Sega (and their TV ads) want you to know: Developers can’t come up with decent games unless the console provides faster graphics and richer sounds.
Their new system includes lots of already familiar components ready to be programmed. This means that, in theory, developers would only need to learn about Sega’s new GPU… right?
CPU
This console has two general-purpose processors.
The leader
Firstly, we’ve got a Motorola 68000 running at ~7.6MHz, a popular processor already present in many computers at that time, such as the Amiga, the (original) Macintosh, the Atari ST… Curiously enough, each one of these computers succeeded its ‘6502 predecessor’, and while the Master System (Mega Drive’s precursor) didn’t incorporate a 6502 CPU, the NES did (and in some way, Sega’s goal was to win Nintendo consumers over). All in all, you can see a bit of correlation between the evolution of computers and game console technology.
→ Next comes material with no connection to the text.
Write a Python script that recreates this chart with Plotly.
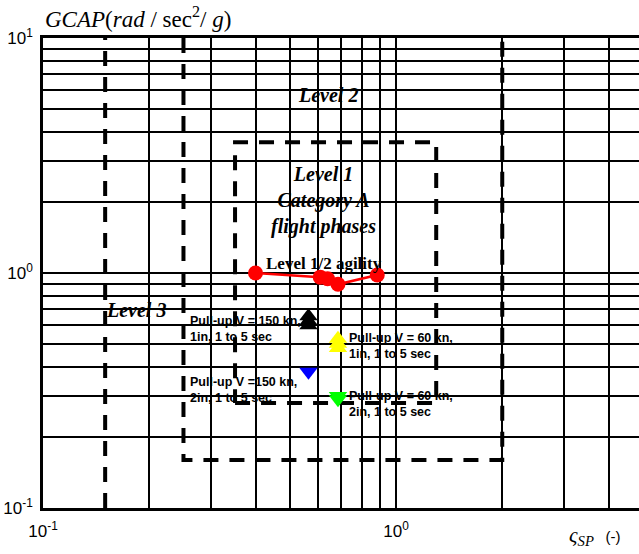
import math
import plotly.graph_objects as go

# ---- data: short-period damping ratio vs. GCAP ----
agility_zeta = [0.40, 0.61, 0.64, 0.685, 0.885]
agility_gcap = [1.0, 0.96, 0.945, 0.895, 0.98]

pullup150_1in_zeta = [0.565, 0.565, 0.565]
pullup150_1in_gcap = [0.655, 0.625, 0.60]
pullup60_1in_zeta = [0.685, 0.685, 0.685]
pullup60_1in_gcap = [0.525, 0.50, 0.48]
pullup150_2in_zeta = [0.565]
pullup150_2in_gcap = [0.38]
pullup60_2in_zeta = [0.685, 0.685]
pullup60_2in_gcap = [0.30, 0.29]

# ---- requirement boundaries (Category A flight phases) ----
level1_zeta = [0.35, 1.3]
level1_gcap = [0.28, 3.6]
level2_zeta = [0.25, 2.0]
level2_gcap = [0.16, 10.0]
level3_zeta_min = 0.15

zeta_axis = [0.1, 4.88]
gcap_axis = [0.1, 10.0]
decade_ticks = [0.1, 1.0, 10.0]
decade_labels = ["10<sup>-1</sup>", "10<sup>0</sup>", "10<sup>1</sup>"]

SERIF = "Liberation Serif, Times New Roman, serif"
SANS = "Liberation Sans, Arial, sans-serif"
DASH = dict(color="black", width=4, dash="15px,11px")

fig = go.Figure()

# Level 3 lower damping limit
fig.add_trace(go.Scatter(x=[level3_zeta_min, level3_zeta_min], y=gcap_axis,
                         mode="lines", line=DASH, hoverinfo="skip"))
# Level 2 region
fig.add_trace(go.Scatter(x=[level2_zeta[0], level2_zeta[0], level2_zeta[1], level2_zeta[1]],
                         y=[level2_gcap[1], level2_gcap[0], level2_gcap[0], level2_gcap[1]],
                         mode="lines", line=DASH, hoverinfo="skip"))
# Level 1 region
fig.add_trace(go.Scatter(x=[level1_zeta[0], level1_zeta[1], level1_zeta[1], level1_zeta[0], level1_zeta[0]],
                         y=[level1_gcap[0], level1_gcap[0], level1_gcap[1], level1_gcap[1], level1_gcap[0]],
                         mode="lines", line=DASH, hoverinfo="skip"))

# Level 1/2 agility points
fig.add_trace(go.Scatter(x=agility_zeta, y=agility_gcap, mode="lines+markers",
                         line=dict(color="#ff0000", width=2.5),
                         marker=dict(color="#ff0000", size=15, symbol="circle")))

# Pull-up manoeuvres
fig.add_trace(go.Scatter(x=pullup150_1in_zeta, y=pullup150_1in_gcap, mode="markers",
                         marker=dict(color="black", size=16, symbol="triangle-up")))
fig.add_trace(go.Scatter(x=pullup60_1in_zeta, y=pullup60_1in_gcap, mode="markers",
                         marker=dict(color="#ffff00", size=16, symbol="triangle-up")))
fig.add_trace(go.Scatter(x=pullup150_2in_zeta, y=pullup150_2in_gcap, mode="markers",
                         marker=dict(color="#0000ff", size=16, symbol="triangle-down")))
fig.add_trace(go.Scatter(x=pullup60_2in_zeta, y=pullup60_2in_gcap, mode="markers",
                         marker=dict(color="#00ff00", size=16, symbol="triangle-down")))

L = math.log10


def note(x, y, text, font, xanchor="center", align="center"):
    fig.add_annotation(x=L(x), y=L(y), xref="x", yref="y", text=text, showarrow=False,
                       font=font, xanchor=xanchor, yanchor="middle", align=align)


region_font = dict(family=SERIF, size=20, color="black", weight="bold", style="italic")
label_font = dict(family=SANS, size=12.5, color="black", weight="bold")

note(0.641, 5.70, "Level 2", region_font)
note(0.625, 2.03, "Level 1<br>Category A<br>flight phases", region_font)
note(0.184, 0.695, "Level 3", region_font)
note(0.625, 1.093, "Level 1/2 agility", dict(family=SERIF, size=17, color="black", weight="bold"))

note(0.258, 0.577, "Pull-up V = 150 kn,<br>1in, 1 to 5 sec", label_font, "left", "left")
note(0.728, 0.49, "Pull-up V = 60 kn,<br>1in, 1 to 5 sec", label_font, "left", "left")
note(0.258, 0.318, "Pull-up V =150 kn,<br>2in, 1 to 5 sec", label_font, "left", "left")
note(0.728, 0.277, "Pull-up V = 60 kn,<br>2in, 1 to 5 sec", label_font, "left", "left")

# axis titles
fig.add_annotation(x=0, y=1, xref="paper", yref="paper", xanchor="left", yanchor="bottom",
                   yshift=4, showarrow=False,
                   text="<i>GCAP</i>(<i>rad</i> / sec<sup>2</sup>/ <i>g</i>)",
                   font=dict(family=SERIF, size=23, color="black"))
fig.add_annotation(x=0.879, y=0, xref="paper", yref="paper", xanchor="left", yanchor="top",
                   yshift=-13, showarrow=False,
                   text="<span style='font-family:Liberation Serif'><i>ς<sub>SP</sub></i></span>"
                        "  <span style='font-size:15px'>(-)</span>",
                   font=dict(family=SANS, size=21, color="black"))

grid = dict(gridcolor="black", gridwidth=1.5)
fig.update_xaxes(type="log", range=[L(zeta_axis[0]), L(zeta_axis[1])],
                 tickmode="array", tickvals=decade_ticks, ticktext=decade_labels,
                 showline=True, linecolor="black", linewidth=2.5, mirror=True,
                 ticks="", ticklabelstandoff=6, zeroline=False,
                 tickfont=dict(family=SANS, size=17, color="black"),
                 minor=dict(tickmode="linear", dtick="D1", showgrid=True, ticks="", **grid), **grid)
fig.update_yaxes(type="log", range=[L(gcap_axis[0]), L(gcap_axis[1])],
                 tickmode="array", tickvals=decade_ticks, ticktext=decade_labels,
                 showline=True, linecolor="black", linewidth=2.5, mirror=False,
                 ticks="", ticklabelstandoff=4, zeroline=False,
                 tickfont=dict(family=SANS, size=17, color="black"),
                 minor=dict(tickmode="linear", dtick="D1", showgrid=True, ticks="", **grid), **grid)

fig.update_layout(width=639, height=554, showlegend=False,
                  margin=dict(l=43, r=0, t=38, b=46),
                  paper_bgcolor="white", plot_bgcolor="white")

fig.write_html("out.html")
Back on topic, the 68k has the role of ‘main’ CPU and it will be tasked with the game logic, handling I/O and graphics calculations. It has the following capabilities [1]:
- 68000 ISA: A new instruction set with plenty of features, including a set of multiplication and division opcodes. Some instructions are 8-bit long (called ‘byte’), others are 16-bit long (called ‘word’) and the rest are 32-bit long (called ‘long-word’).
- Eight general-purpose 32-bit registers: This is a big step, considering the 6502 and Z80 only have 8-bit registers.
- 16-bit ALU: Meaning it needs extra cycles to compute arithmetic operations on 32-bit numbers, but it’s fine on 16-bit/8-bit ones.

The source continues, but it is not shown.